It may be worth considering providers that charge all calls on a pence per minute basis:
| Line rental | Geo/03 day | Geo/03 E&W | Mobile | Calling features |
CIX | £13.00 | 1.20ppm | 1.20ppm | 6.00ppm | £1.32 |
Uno Communications | £14.39 | 1.76ppm | 0.98ppm | 3.97ppm | £0.72 |
Both these services offer Openreach Wholesale Line Rental (WLR3), the exact same service that the retail part of BT offers, with their own first-line support. They can do this and turn a profit, which is why the figures are worth looking at, being as we don't know what the wholesale call charges are for WLR3.
These services are on rolling monthly contracts, with no minimum term. The 'rolling monthly contract' basically means you pay on a monthly basis and if you cancel or migrate away part way through the month you don't get any refund.
If anyone knows of other providers that charge like this then please let me know.
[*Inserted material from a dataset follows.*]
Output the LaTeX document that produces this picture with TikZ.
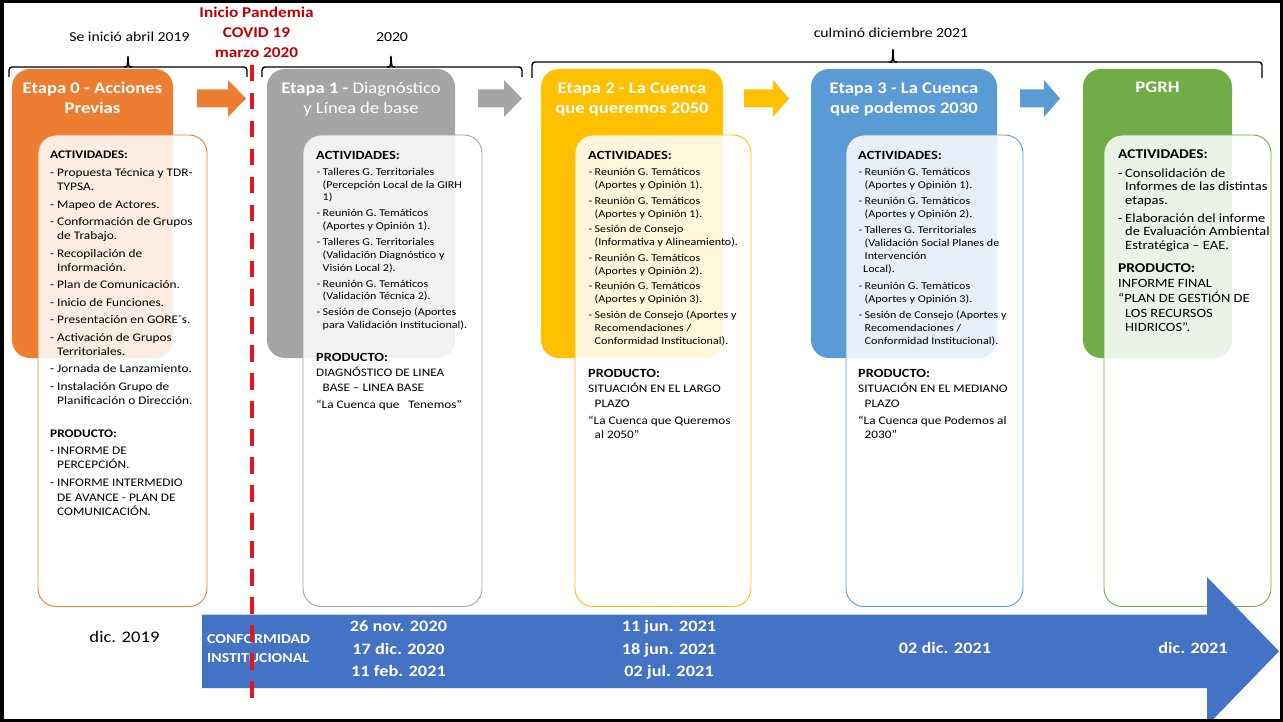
\documentclass[tikz,border=0pt]{standalone}
\usepackage{fontspec}
\setmainfont{Carlito}[FakeStretch=1.15]
\definecolor{cOr}{HTML}{ED7D31}
\definecolor{cGr}{HTML}{A5A5A5}
\definecolor{cYe}{HTML}{FFC000}
\definecolor{cBl}{HTML}{5B9BD5}
\definecolor{cGn}{HTML}{70AD47}
\definecolor{cTl}{HTML}{4472C4}
\definecolor{cRd}{HTML}{C00000}
\definecolor{cDash}{HTML}{E3161E}
\newcommand\fs[2]{\fontsize{#1}{#2}\selectfont}
\newcommand\su{\rule{0pt}{12pt}}
\newcommand\bA{\makebox[7pt][l]{-}}
\newcommand\cA{\hspace*{7pt}}
\newcommand\bB{\makebox[6.5pt][l]{\hspace*{0.5pt}-}}
\newcommand\cB{\hspace*{6.5pt}}
\newcommand\hB[1]{{\fs{12.5}{13}\bfseries #1}}
\newcommand\pB[1]{{\fs{11.5}{13}#1}}
\newcommand\barrow[4]{\fill[#1] (#2,89.5) -- (#3,89.5) -- (#3,80) -- (#4,98.5) -- (#3,117) -- (#3,107.5) -- (#2,107.5) -- cycle;}
\newcommand\brc[6]{%
  \draw[bracestroke, rounded corners=3pt] (#1,#6) |- (#3,#5) -| (#2,#6);
  \draw[bracestroke] ({#3-4},#5) .. controls ({#3-0.5},#5) .. (#3,#4) .. controls ({#3+0.5},#5) .. ({#3+4},#5);}
\tikzset{
  stagebox/.style={rounded corners=18pt},
  innerbox/.style={rounded corners=18pt, fill=white, fill opacity=0.86, line width=0.9pt},
  bodytext/.style={anchor=north west, align=left, inner sep=0pt, text=black},
  titletext/.style={anchor=north, align=center, inner sep=0pt, text=white, font=\fs{16.2}{20}\bfseries},
  toptext/.style={anchor=base, inner sep=0pt, font=\fs{13.7}{16}},
  datetext/.style={anchor=north, align=center, inner sep=0pt, text=white, font=\fs{15.9}{22.5}\bfseries},
  bracestroke/.style={line width=1.4pt},
}
\begin{document}
\begin{tikzpicture}[x=1pt,y=-1pt]
\useasboundingbox (0,0) rectangle (1283,722);
\begin{scope}
\clip (0,0) rectangle (1283,722);
% top labels
\node[toptext] (t0) at (129.5,42) {Se inició abril 2019};
\node[toptext] (t1) at (392,42) {2020};
\node[toptext] (t2) at (891,38) {culminó diciembre 2021};
\node[anchor=north, align=center, inner sep=0pt, text=cRd, font=\fs{15}{20}\bfseries] (covid) at (256.5,4) {\rule{0pt}{13pt}Inicio Pandemia\\COVID 19\\marzo 2020};
% braces
\brc{9}{247}{128}{56}{67}{77}
\brc{262}{522}{391}{56}{67}{77}
\brc{532}{1262}{893}{49}{62}{78}
% stage boxes
\fill[cOr,stagebox] (12,69) rectangle (173,358);
\fill[cGr,stagebox] (267,69) rectangle (455,358);
\fill[cYe,stagebox] (541,69) rectangle (723,358);
\fill[cBl,stagebox] (811,69) rectangle (997,358);
\fill[cGn,stagebox] (1083,69) rectangle (1232,358);
% inner boxes
\draw[innerbox,draw=cOr] (38,135) rectangle (207,606.5);
\draw[innerbox,draw=cGr] (303,135) rectangle (482,606.5);
\draw[innerbox,draw=cYe] (575,135) rectangle (751,606.5);
\draw[innerbox,draw=cBl] (846,135) rectangle (1023,606.5);
\draw[innerbox,draw=cGn] (1104,135) rectangle (1271,606.5);
% small block arrows
\barrow{cOr}{197}{228}{246}
\barrow{cGr}{478}{504}{522}
\barrow{cYe}{744}{773}{789}
\barrow{cBl}{1020}{1044}{1060}
% titles
\node[titletext] (s0) at (92.5,79) {\rule{0pt}{14pt}Etapa 0 - Acciones\\Previas};
\node[titletext] (s1) at (361,79) {\rule{0pt}{14pt}Etapa 1 - \mdseries Diagnóstico\\\mdseries y Línea de base};
\node[titletext] (s2) at (632,79) {\rule{0pt}{14pt}Etapa 2 - La Cuenca\\que queremos 2050};
\node[titletext] (s3) at (904,79) {\rule{0pt}{14pt}Etapa 3 - La Cuenca\\que podemos 2030};
\node[titletext, anchor=base] (s4) at (1157.5,93) {PGRH};
% Etapa 0 text
\node[bodytext, font=\fs{11.6}{14}] (b0) at (50,146.5) {\su\textbf{ACTIVIDADES:}\\[3.8pt]
\bA Propuesta Técnica y TDR-\\
\cA TYPSA.\\[3.5pt]
\bA Mapeo de Actores.\\[3.5pt]
\bA Conformación de Grupos\\
\cA de Trabajo.\\[3.5pt]
\bA Recopilación de\\
\cA Información.\\[3.5pt]
\bA Plan de Comunicación.\\[3.5pt]
\bA Inicio de Funciones.\\[3.5pt]
\bA Presentación en GORE´s.\\[3.5pt]
\bA Activación de Grupos\\
\cA Territoriales.\\[3.5pt]
\bA Jornada de Lanzamiento.\\[3.5pt]
\bA Instalación Grupo de\\
\cA Planificación o Dirección.\\[19.9pt]
\textbf{PRODUCTO:}\\[3pt]
\bA INFORME DE\\
\cA PERCEPCIÓN.\\[4pt]
\bA INFORME INTERMEDIO\\[1pt]
\cA DE AVANCE - PLAN DE\\
\cA COMUNICACIÓN.};
% Etapa 1 text
\node[bodytext, font=\fs{10.5}{12.7}] (b1) at (316,147) {\su\hB{ACTIVIDADES:}\\[3.6pt]
\bB Talleres G. Territoriales\\
\cB (Percepción Local de la GIRH\\
\cB 1)\\[3.3pt]
\bB Reunión G. Temáticos\\
\cB (Aportes y Opinión 1).\\[3.3pt]
\bB Talleres G. Territoriales\\
\cB (Validación Diagnóstico y\\
\cB Visión Local 2).\\[3.3pt]
\bB Reunión G. Temáticos\\
\cB (Validación Técnica 2).\\[3.3pt]
\bB Sesión de Consejo (Aportes\\
\cB para Validación Institucional).\\[20pt]
\hB{PRODUCTO:}\\[2.9pt]
\pB{DIAGNÓSTICO DE LINEA}\\[2.3pt]
\pB{\cB BASE – LINEA BASE}\\[4.3pt]
\pB{“La Cuenca que\ \ \ Tenemos”}};
% Etapa 2 text
\node[bodytext, font=\fs{10.5}{13}] (b2) at (588,147) {\su\hB{ACTIVIDADES:}\\[3.3pt]
\bB Reunión G. Temáticos\\
\cB (Aportes y Opinión 1).\\[2.6pt]
\bB Reunión G. Temáticos\\
\cB (Aportes y Opinión 1).\\[2.6pt]
\bB Sesión de Consejo\\
\cB (Informativa y Alineamiento).\\[2.6pt]
\bB Reunión G. Temáticos\\
\cB (Aportes y Opinión 2).\\[2.6pt]
\bB Reunión G. Temáticos\\
\cB (Aportes y Opinión 3).\\[2.6pt]
\bB Sesión de Consejo (Aportes y\\
\cB Recomendaciones /\\
\cB Conformidad Institucional).\\[19.7pt]
\hB{PRODUCTO:}\\[2.6pt]
\pB{SITUACIÓN EN EL LARGO}\\[2pt]
\pB{\cB PLAZO}\\[4pt]
\pB{“La Cuenca que Queremos}\\[1pt]
\pB{\cB al 2050”}};
% Etapa 3 text
\node[bodytext, font=\fs{10.5}{13}] (b3) at (858,147) {\su\hB{ACTIVIDADES:}\\[3.3pt]
\bB Reunión G. Temáticos\\
\cB (Aportes y Opinión 1).\\[3.2pt]
\bB Reunión G. Temáticos\\
\cB (Aportes y Opinión 2).\\[3.2pt]
\bB Talleres G. Territoriales\\
\cB (Validación Social Planes de\\
\cB Intervención\\
\hspace*{5pt}Local).\\[3.2pt]
\bB Reunión G. Temáticos\\
\cB (Aportes y Opinión 3).\\[3.2pt]
\bB Sesión de Consejo (Aportes y\\
\cB Recomendaciones /\\
\cB Conformidad Institucional).\\[19.7pt]
\hB{PRODUCTO:}\\[2.6pt]
\pB{SITUACIÓN EN EL MEDIANO}\\[2pt]
\pB{\cB PLAZO}\\[4pt]
\pB{“La Cuenca que Podemos al}\\[1pt]
\pB{\cB 2030”}};
% PGRH text
\node[bodytext, font=\fs{12.6}{13.5}] (b4) at (1118,146.2) {\su{\fs{13.4}{13.5}\bfseries ACTIVIDADES:}\\[5.3pt]
\bA Consolidación de\\
\cA Informes de las distintas\\
\cA etapas.\\[4.5pt]
\bA Elaboración del informe\\
\cA de Evaluación Ambiental\\
\cA Estratégica – EAE.\\[9.7pt]
{\fs{13.4}{13.5}\bfseries PRODUCTO:}\\[1.3pt]
INFORME FINAL\\[1.5pt]
“PLAN DE GESTIÓN DE\\[1.5pt]
\cA LOS RECURSOS\\[0.5pt]
\cA HIDRICOS”.};
% timeline arrow
\fill[cTl] (202,614.5) -- (1207,614.5) -- (1207,577) -- (1279,651.3) -- (1207,725.6) -- (1207,688) -- (202,688) -- cycle;
\node[anchor=base, inner sep=0pt, font=\fs{16.2}{20}] (d0) at (124.5,642) {dic. 2019};
\node[anchor=north west, align=left, inner sep=0pt, text=white, font=\fs{13.7}{19}\bfseries] (conf) at (207,631) {\su CONFORMIDAD\\INSTITUCIONAL};
\node[datetext] (d1) at (398.5,617.7) {\rule{0pt}{14pt}26 nov. 2020\\17 dic. 2020\\11 feb. 2021};
\node[datetext] (d2) at (669,617.7) {\rule{0pt}{14pt}11 jun. 2021\\18 jun. 2021\\02 jul. 2021};
\node[anchor=base, inner sep=0pt, text=white, font=\fs{15.9}{20}\bfseries] (d3) at (945,653.7) {02 dic. 2021};
\node[anchor=base, inner sep=0pt, text=white, font=\fs{15.9}{20}\bfseries] (d4) at (1193,653.7) {dic. 2021};
% pandemic line
\coordinate (pa) at (252,65);
\coordinate (pb) at (252,698);
\draw[cDash, line width=4pt, dash pattern=on 16.5pt off 11.5pt] (pa) -- (pb);
% frame
\draw[line width=3.5pt] (1.75,1.5) rectangle (1281.5,720.25);
\end{scope}
\end{tikzpicture}
\end{document}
With respect to calling features, most are the price quoted. There might be exceptions, but this is useful as a guide. When Openreach allowed access to its price list (without having to have an account to sign in on the site) the cost of calling features was an astounding 36p (ex. VAT). This was a year or two ago, and the price had gone up from 24p. Now we see how BT can do Line Rental Plus, which includes a load of features, for 'only' £2 per month. To be fair to BT, I think this is a reasonable charge. To pay £12.75 for 5+ calling features is extortion.
Neither of these two providers gives pricing for calls to the Channel Islands, so we don't know whether such calls are treated as UK geographic ones or not. The Channel Islands also don't appear on the list of international destinations (for both providers).
When you look at the charges here, you really see how eye-watering BT's are. Inclusive plans, certainly with BT's charges, haven't really been giving anything, generally.
The principal exception is for people who make many minutes of calls (high users). But people are tending away from using the phone, especially landlines, are they not. This means we are tending away from getting value out of such packages.
If we wish to argue that inclusive plans are good because it means people know how much they will pay, then this is true, to a point. It is (was) true providing they don't go over the hour, and it is true but at what true cost?!
Clearly, the main thing is that the mainstream providers, along with what I shall term mainstream outliers (e.g. The Phone Co-op, Utility Warehouse and Post Office Home Phone), all use the inclusive call plan model, and this is the reason it is so common.
If BT avails punters of 20 pence per minute – billed in whole-minute increments – then how come these can do it for a tiny fraction with per second billing?